On observe d'abord que l'élu suspend la célébration en se fondant sur des troubles à l'ordre public susceptibles d'intervenir, car de tels évènements s'étaient produits lors d'un récent mariage, dans la famille même du futur époux. C'est donc la probabilité des troubles plutôt que les troubles eux-mêmes qui justifient la mesure. C'est aussi, implicitement, le fait que les futurs époux aient finalement refusé de participer à la réunion de préparation destinée à définir les mesures à prendre pour protéger l'ordre public. Quoi qu'il en soit, même si le risque est élevé, il demeure hypothétique.
L'interdiction générale de la circulation des voitures de sport dans le centre ville pose un autre problème, car cela revient à interdire l'accès au centre ville à tous les propriétaires de ce type de véhicule, même s'ils ne sont pas invités au mariage. Une analyse au fond pourrait parfaitement conduire à considérer la mesure comme disproportionnée par rapport au but à atteindre. Conformément à la jurisprudence Benjamin, le juge pourrait considérer qu'il existe d'autres moyens que l'interdiction pour organiser la circulation et contraindre les invités à utiliser leur véhicule dans le respect du code de la route.

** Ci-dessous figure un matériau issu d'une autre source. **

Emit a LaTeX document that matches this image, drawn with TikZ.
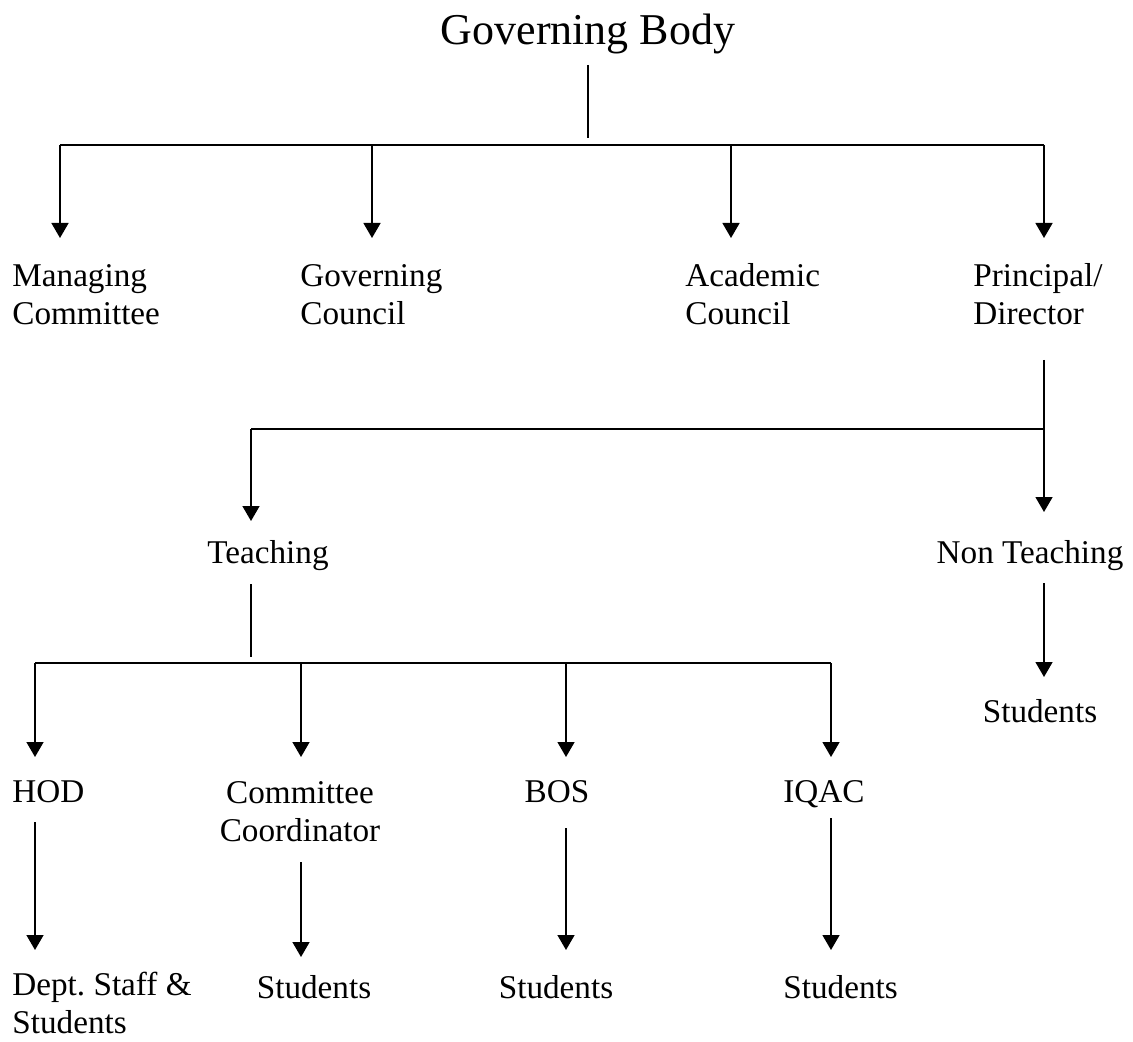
\documentclass[tikz,border=0pt]{standalone}
\usepackage{fontspec}
\setmainfont{Liberation Serif}
\usepackage{tikz}
\usetikzlibrary{arrows.meta}

\begin{document}
\begin{tikzpicture}[x=0.5pt,y=-0.5pt]
\useasboundingbox (0,0) rectangle (1133,1042);

\begin{scope}[every node/.style={inner sep=0pt,font=\fontsize{16.6}{19}\selectfont}]
    \node[anchor=base,font=\fontsize{22}{26}\selectfont] (gb) at (588,45) {Governing Body};
    \node[anchor=base west,align=left] (mc) at (12,325) {Managing\\Committee};
    \node[anchor=base west,align=left] (gc) at (300,325) {Governing\\Council};
    \node[anchor=base west,align=left] (ac) at (685,325) {Academic\\Council};
    \node[anchor=base west,align=left] (pd) at (973,325) {Principal/\\Director};
    \node[anchor=base west] (te) at (207,563) {Teaching};
    \node[anchor=base] (nt) at (1030,563) {Non Teaching};
    \node[anchor=base] (ns) at (1040,722) {Students};
    \node[anchor=base west] (hod) at (12,802) {HOD};
    \node[anchor=base,align=center] (cc) at (300,841) {Committee\\Coordinator};
    \node[anchor=base] (bos) at (557,802) {BOS};
    \node[anchor=base west] (iq) at (783,802) {IQAC};
    \node[anchor=base west,align=left] (ds) at (12,1033) {Dept.\ Staff \&\\Students};
    \node[anchor=base] (cs) at (314,998) {Students};
    \node[anchor=base] (bs) at (556,998) {Students};
    \node[anchor=base west] (is) at (783,998) {Students};
\end{scope}

% bus points and arrow tips
\coordinate (gbtop) at (588,65);
\coordinate (gbbus) at (588,145);
\coordinate (b1) at (60,145);
\coordinate (b4) at (1044,145);
\coordinate (pdtop) at (1044,360);
\coordinate (pdbus) at (1044,429);
\coordinate (tebus) at (251,429);
\coordinate (tetop) at (251,584);
\coordinate (tejoin) at (251,663);
\coordinate (c1) at (35,663);
\coordinate (c4) at (831,663);

\begin{scope}[>={Triangle[width=8.5pt,length=7.5pt]},line width=0.75pt]
    \draw (gbtop) -- ++(0,73);
    \draw[line width=1.1pt] (b1) -- (b4);
    \draw[->] (b1) -- (60,238);
    \draw[->] (372,145) -- (372,238);
    \draw[->] (731,145) -- (731,238);
    \draw[->] (b4) -- (1044,238);

    \draw (pdtop) -- (pdbus);
    \draw[line width=1.1pt] (tebus) -- (pdbus);
    \draw[->] (tebus) -- (251,521);
    \draw[->] (pdbus) -- (1044,512);

    \draw (tetop) -- (251,657);
    \draw[line width=1.1pt] (c1) -- (c4);
    \draw[->] (c1) -- (35,757);
    \draw[->] (301,663) -- (301,757);
    \draw[->] (566,663) -- (566,757);
    \draw[->] (c4) -- (831,757);

    \draw[->] (1044,583) -- (1044,677);
    \draw[->] (35,822) -- (35,950);
    \draw[->] (301,862) -- (301,957);
    \draw[->] (566,828) -- (566,950);
    \draw[->] (831,818) -- (831,950);
\end{scope}
\end{tikzpicture}
\end{document}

Mais précisément, la décision est une ordonnance de référé et elle n'a aucun impact réel, puisque, à la fin de l'audience, tout le monde savait que le mariage litigieux serait célébré quelques heures plus tard. Il est impossible, évidemment, de savoir dans quelle mesure ces mots d'apaisement du maire ont, ou non, influencé la décision. Mais l'occasion était idéale pour rappeler, sans aucune conséquence, que les organisateurs du mariage sont responsables de son bon déroulement et qu'ils doivent coopérer avec les autorités municipales et celles chargées du maintien de l'ordre. Et l'histoire s'achève sur ces mots maintes fois répétés : Ils se marièrent, furent très heureux, et eurent beaucoup d'enfants.